How many mothers do You make cry themselves to sleep at night? How many fathers do You leave powerless to comfort their wives? How many little children, the very essence of purity, do You make suffer by chasing them with demons and dragons – those innocent children who have no weapon to defend themselves but the love of their parents?  How many Brooke’s do you torment with unyielding anxiety?  What did she do to deserve her fate?  I may not have walked the righteous path all of my life, but that gives you no right to punish Brooke, and in turn Jess and Katie.  If you have a problem with me, then you should take it out on me, not them.

I am angry at You.

I choose no longer to believe in You.

And don’t give me the “that’s the point of Faith” crap again. It’s crap and You know it. If You really cared, You would make the wicked suffer and comfort and heal to good.

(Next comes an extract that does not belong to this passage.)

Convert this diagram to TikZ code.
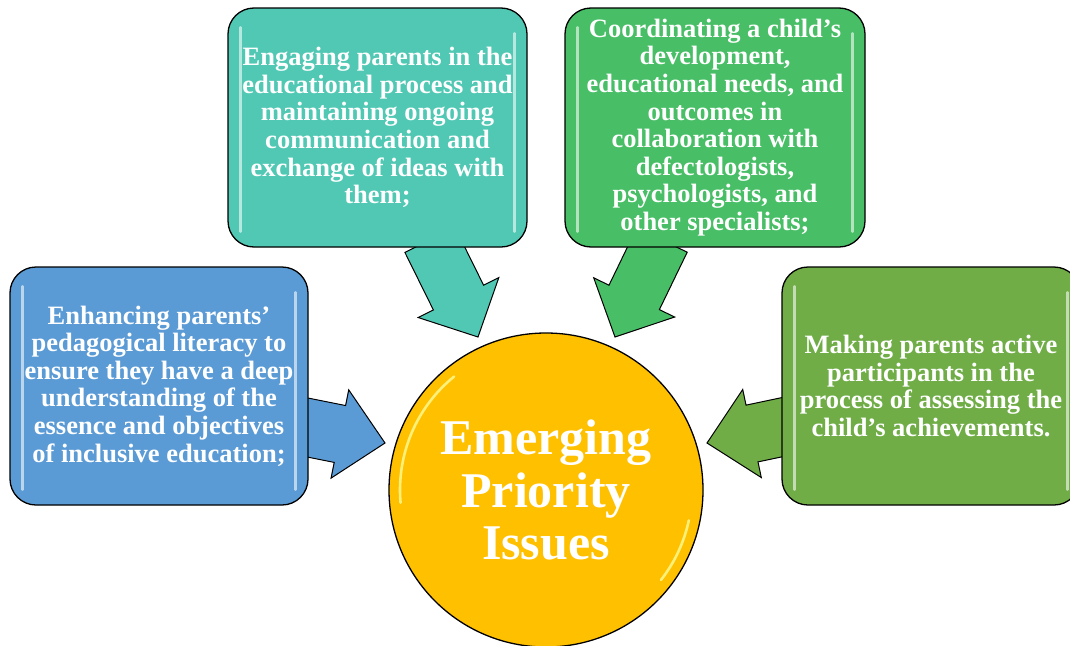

You wouldn’t send the world preachers who tell the poor and the sick and the hurting that they just aren’t praying hard enough, they just aren’t giving enough, they just don’t believe enough.

Shame on You, Lord!

Maybe You did make us in Your image. That would explain why we have people like politicians and bank presidents – masters of the universe that don’t care about the poor, the needy, those in pain. Just like You, they say they care, that they want to help, but in the end, all they care about is their glory, their wealth, their fortune, their comfort.

Maybe You are deaf.

I think You just don’t care anymore.